I know it started on Halloween, when I was volunteering in Baxter's class. I - the mother of the youngest child in the second grade, thanks to a later cut-off age for kindergarten back in California - had the misfortune of hearing the teacher (how could I not hear that booming voice when I was standing less than two feet away) make a series of comments to another parent about the lack of wisdom of sending one's children to school "too young". It was one of those nasty comments that started with, "Now, I'm not going to tell anyone how to be a parent, but..." and ended with, "I'd rather my child be the oldest and smartest in the class, let me tell you!"
I didn't relate the entire conversation here, but suffice it to say: if you were the parent of a youngish child OR a child with special needs, you would NOT have been pleased with this teacher's description of trying to teach to all of the kids in her class. No, not at all. It was wrong on so very many levels - what she said, how she said it, who she said it to, and when she said it. The only reason I didn't jump on it right then and there was that it was, well, a party. That and I was afraid I would have said things that I would have regretted later. Instead, I'm saving it up for next week's teacher conference. Oh, yes, I certainly am.

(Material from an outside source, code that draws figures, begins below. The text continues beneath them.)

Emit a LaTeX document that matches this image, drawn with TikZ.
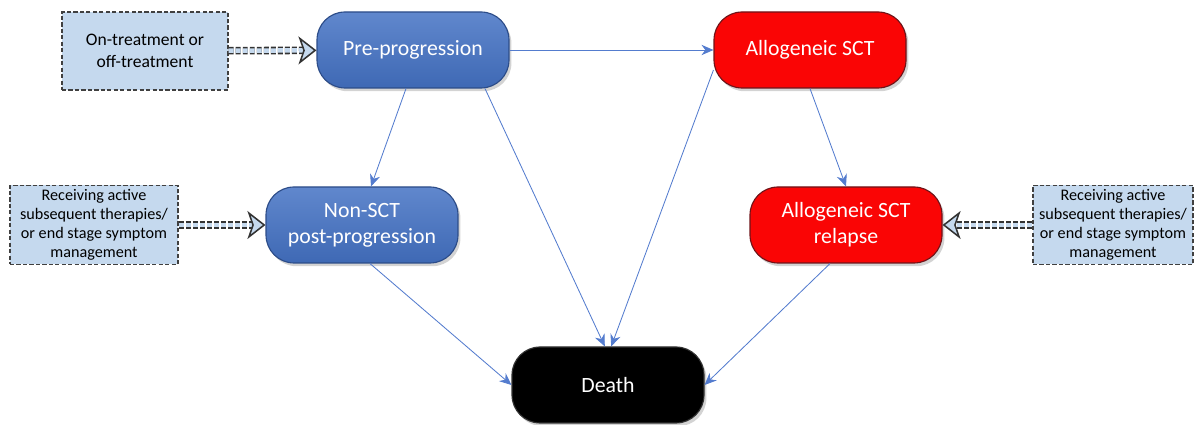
\documentclass[tikz,border=0pt]{standalone}
\usepackage{fontspec}
\setmainfont{Carlito}
\usetikzlibrary{arrows.meta,positioning,shadows}
\definecolor{stateblue}{RGB}{68,114,196}
\definecolor{stateblueline}{RGB}{44,76,136}
\definecolor{statered}{RGB}{250,5,5}
\definecolor{stateredline}{RGB}{110,20,25}
\definecolor{notefill}{RGB}{197,217,238}
\definecolor{linkc}{RGB}{84,124,206}

\begin{document}
\begin{tikzpicture}[
  every node/.style={font=\fontsize{15.5}{18.5}\selectfont},
  st/.style={rounded corners=7mm, minimum width=4.8cm, minimum height=1.9cm,
             align=center, text=white, line width=0.8pt,
             drop shadow={shadow xshift=0.6mm, shadow yshift=-0.8mm, opacity=0.35}},
  bluest/.style={st, draw=stateblueline, top color=stateblue!85!white, bottom color=stateblue!92!black},
  redst/.style={st, draw=stateredline, fill=statered},
  deathst/.style={st, draw=black!80, fill=black},
  note/.style={draw=black!75, dash pattern=on 3pt off 1.6pt, line width=1pt, fill=notefill,
               align=center, font=\fontsize{11.5}{13.6}\selectfont, inner sep=1pt},
  link/.style={-{Stealth[length=3mm, width=2.6mm]}, linkc, line width=0.6pt},
  feed/.style={draw=black!80, dash pattern=on 3.5pt off 1.5pt, line width=1.1pt, double=notefill,
               double distance=3.2pt,
               -{Stealth[open, inset=1.2mm, length=4.5mm, width=7mm, fill=notefill]}},
]
\useasboundingbox (0,0) rectangle (29.85,10.625);

\node[bluest]  (pre)    at (10.325,9.375) {Pre-progression};
\node[redst]   (allo)   at (20.25,9.375)  {Allogeneic SCT};
\node[bluest]  (nonsct) at (9.05,5.0)     {Non-SCT\\post-progression};
\node[redst]   (relapse) at (21.15,5.0)   {Allogeneic SCT\\relapse};
\node[deathst] (death)  at (15.2,1.0)     {Death};

\node[note, minimum width=4.15cm, minimum height=1.95cm, font=\fontsize{12.5}{15.5}\selectfont]
  (ontrt) at (3.625,9.35) {On-treatment or\\off-treatment};
\node[note, minimum width=4.2cm, minimum height=1.975cm]
  (subl) at (2.35,5.0) {Receiving active\\subsequent therapies/\\or end stage symptom\\management};
\node[note, minimum width=4.0cm, minimum height=1.975cm]
  (subr) at (27.825,5.0) {Receiving active\\subsequent therapies/\\or end stage symptom\\management};

\draw[link] (pre) -- (allo);
\draw[link] ([xshift=-1.75mm]pre.south) -- ([xshift=2.25mm]nonsct.north);
\draw[link] ([xshift=18mm]pre.south) -- ([xshift=-0.8mm]death.north);
\draw[link] ([yshift=-5mm]allo.west) -- ([xshift=0.8mm]death.north);
\draw[link] (allo.south) -- (relapse.north);
\draw[link] ([xshift=2mm]nonsct.south) -- (death.west);
\draw[link] ([xshift=-4mm]relapse.south) -- (death.east);

\draw[feed] (ontrt) -- (pre);
\draw[feed] (subl) -- (nonsct);
\draw[feed] (subr) -- (relapse);
\end{tikzpicture}
\end{document}
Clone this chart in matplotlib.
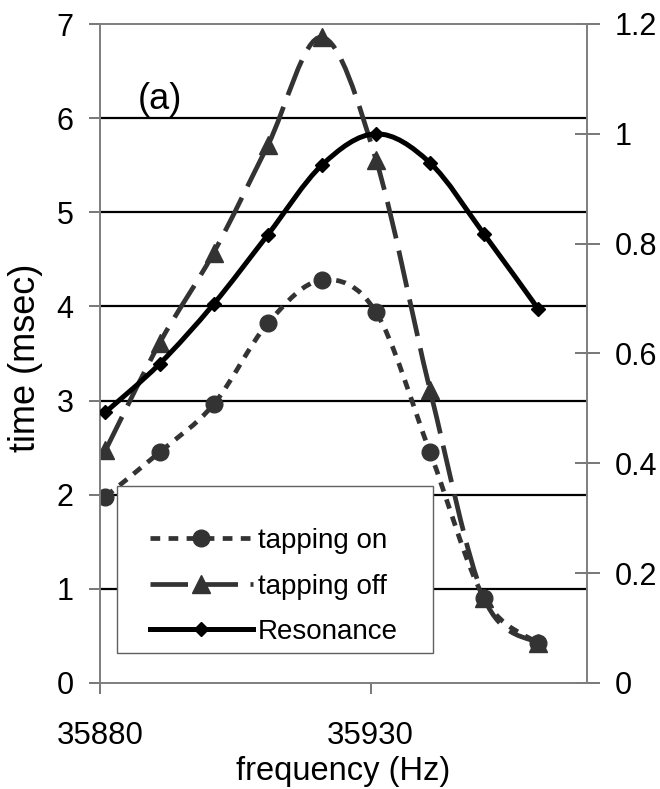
import matplotlib
matplotlib.use("Agg")
import matplotlib.pyplot as plt
import numpy as np
from matplotlib.lines import Line2D
from matplotlib.patches import PathPatch, Rectangle
from matplotlib.path import Path

# data
freq = [35881, 35891, 35901, 35911, 35921, 35931, 35941, 35951, 35961]
tapping_on = [1.98, 2.45, 2.96, 3.82, 4.28, 3.94, 2.45, 0.90, 0.42]
tapping_off = [2.47, 3.61, 4.57, 5.71, 6.86, 5.56, 3.11, 0.90, 0.42]
resonance = [0.493, 0.581, 0.690, 0.816, 0.943, 1.0, 0.947, 0.817, 0.681]

x_ticks = [35880, 35930]
left_ticks = [0, 1, 2, 3, 4, 5, 6, 7]
right_ticks = [0, 0.2, 0.4, 0.6, 0.8, 1.0, 1.2]
right_labels = ["0", "0.2", "0.4", "0.6", "0.8", "1", "1.2"]

plt.rcParams["font.family"] = ["Liberation Sans", "DejaVu Sans"]
plt.rcParams["lines.scale_dashes"] = False

DARK = "#333333"


def smooth_path(xs, ys):
    # Excel-style smoothed line: cubic Bezier with Catmull-Rom control points
    p = np.column_stack([xs, ys]).astype(float)
    n = len(p)
    verts = [p[0]]
    codes = [Path.MOVETO]
    for i in range(n - 1):
        p0 = p[i - 1] if i > 0 else p[i]
        p3 = p[i + 2] if i + 2 < n else p[i + 1]
        c1 = p[i] + (p[i + 1] - p0) / 6.0
        c2 = p[i + 1] - (p3 - p[i]) / 6.0
        verts += [c1, c2, p[i + 1]]
        codes += [Path.CURVE4] * 3
    return Path(verts, codes)


fig = plt.figure(figsize=(6.6, 7.89), dpi=100)
ax = fig.add_axes([100 / 660, 1 - 683 / 789, 487 / 660, 659 / 789])
ax2 = ax.twinx()

ax.set_xlim(35880, 35970)
ax.set_ylim(0, 7)
ax2.set_ylim(0, 1.2)

for v in left_ticks[1:-1]:
    ax.axhline(v, color="black", lw=1.6, zorder=1)

ls_on = (0, (7, 6))
ls_off = (0, (27, 9))

ax.add_patch(PathPatch(smooth_path(freq, tapping_on), fill=False, ec=DARK,
                       lw=3.4, ls=ls_on, zorder=3, capstyle="butt"))
ax.plot(freq, tapping_on, ls="none", marker="o", ms=12, color=DARK, zorder=4)

ax.add_patch(PathPatch(smooth_path(freq, tapping_off), fill=False, ec=DARK,
                       lw=3.4, ls=ls_off, zorder=3, capstyle="butt"))
ax.plot(freq, tapping_off, ls="none", marker="^", ms=13, color=DARK, zorder=4)

ax2.add_patch(PathPatch(smooth_path(freq, resonance), fill=False, ec="black",
                        lw=3.6, zorder=3))
ax2.plot(freq, resonance, ls="none", marker="D", ms=7, color="black", zorder=4)

for a in (ax, ax2):
    for s in a.spines.values():
        s.set_color("#808080")
        s.set_linewidth(1.3)

ax.set_xticks(x_ticks)
ax.set_xticklabels([str(t) for t in x_ticks])
ax.set_yticks(left_ticks)
ax.tick_params(axis="both", labelsize=22, color="#606060", width=1.2, length=8)
ax.tick_params(axis="x", pad=19, labelsize=22.5)
ax.tick_params(axis="y", pad=11)
ax2.set_yticks(right_ticks)
ax2.set_yticklabels(right_labels)
ax2.tick_params(axis="y", labelsize=22, direction="inout", length=18,
                color="#606060", width=1.2, pad=11)

ax.set_xlabel("frequency (Hz)", fontsize=23.5)
ax.xaxis.set_label_coords(0.5, -0.111)
ax.set_ylabel("time (msec)", fontsize=26)
ax.yaxis.set_label_coords(-0.117, 0.493)

ax.text(0.078, 0.885, "(a)", transform=ax.transAxes, fontsize=26,
        va="center", ha="left")

# legend frame drawn as its own box, entries placed inside it
ax2.add_patch(Rectangle((0.035, 0.0455), 0.649, 0.2535, transform=ax2.transAxes,
                        fc="white", ec="#606060", lw=1.0, zorder=6))
handles = [
    Line2D([], [], color=DARK, lw=3.4, ls=ls_on, marker="o", ms=12),
    Line2D([], [], color=DARK, lw=3.4, ls=ls_off, marker="^", ms=13),
    Line2D([], [], color="black", lw=3.6, marker="D", ms=7),
]
leg = ax2.legend(handles, ["tapping on", "tapping off", "Resonance"],
                 loc="center left", bbox_to_anchor=(0.1027, 0.1464),
                 fontsize=20, frameon=False, handlelength=3.7,
                 handletextpad=0.19, borderpad=0, labelspacing=0.7,
                 borderaxespad=0)
leg.set_zorder(7)

fig.savefig("out.png", dpi=100)
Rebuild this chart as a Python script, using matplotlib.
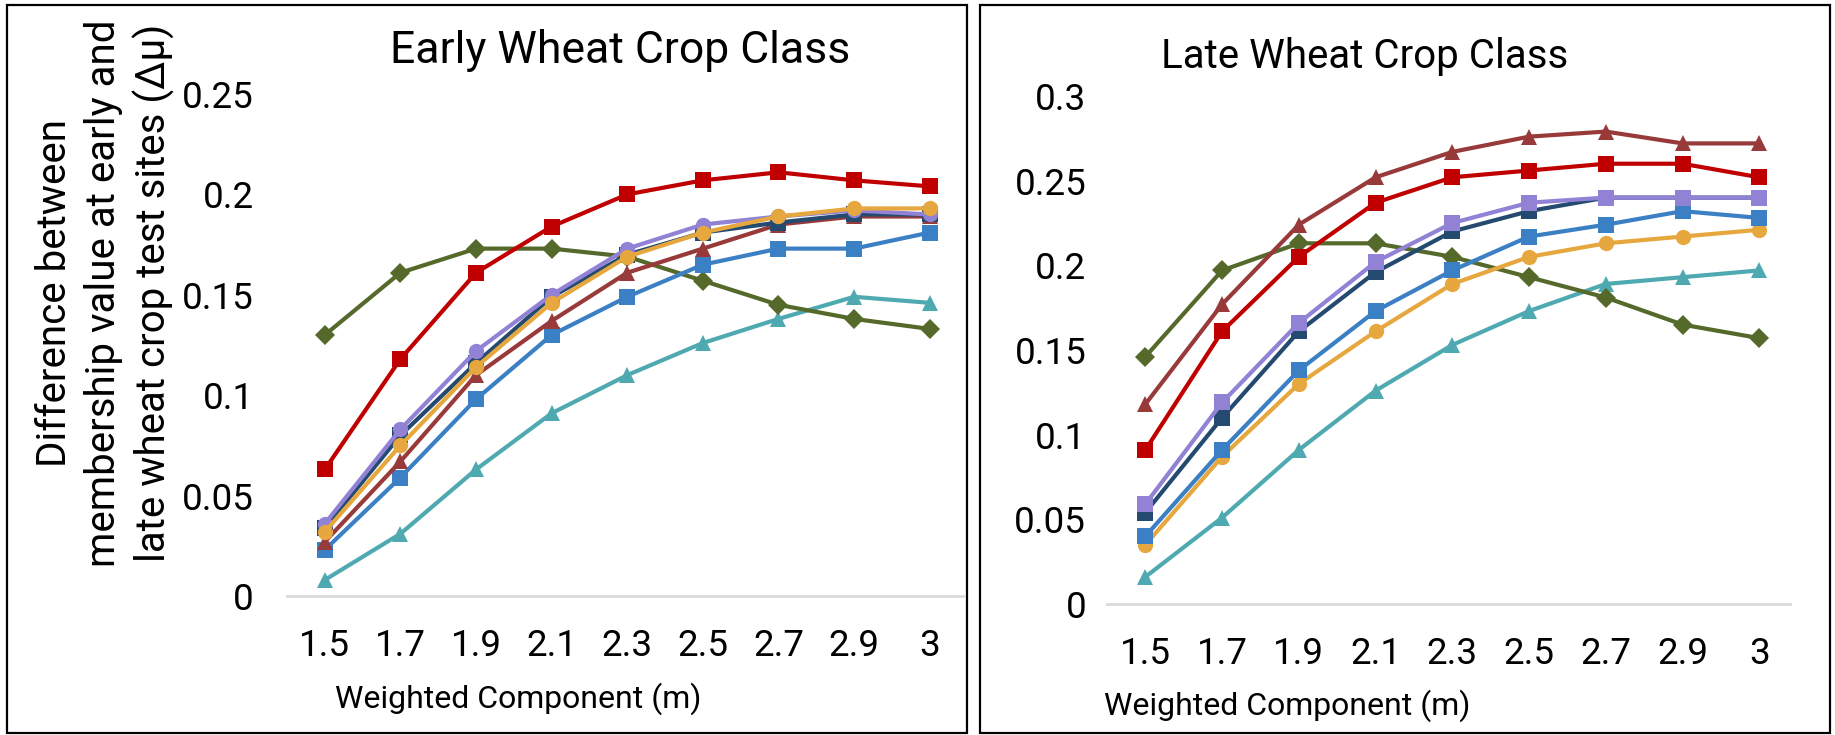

So, folks, let me just say that I am ready for battle. Not that I will actually be anything less than polite next week, but believe me, I will be direct and clear.
In the meantime, take pity on anyone who crosses me. I gave a Hyatt hotel customer service representative a rip-roaring hard time this morning when they screwed up a reservation and then refused to give me the lower rate they had originally promised me. ("Take that! And that! And this is for screwing up in the same week that I'm really, really furious with my son's teacher!")
As I told a good friend on the phone this morning, "If you've got a bone to pick with me about anything, this would not be the day."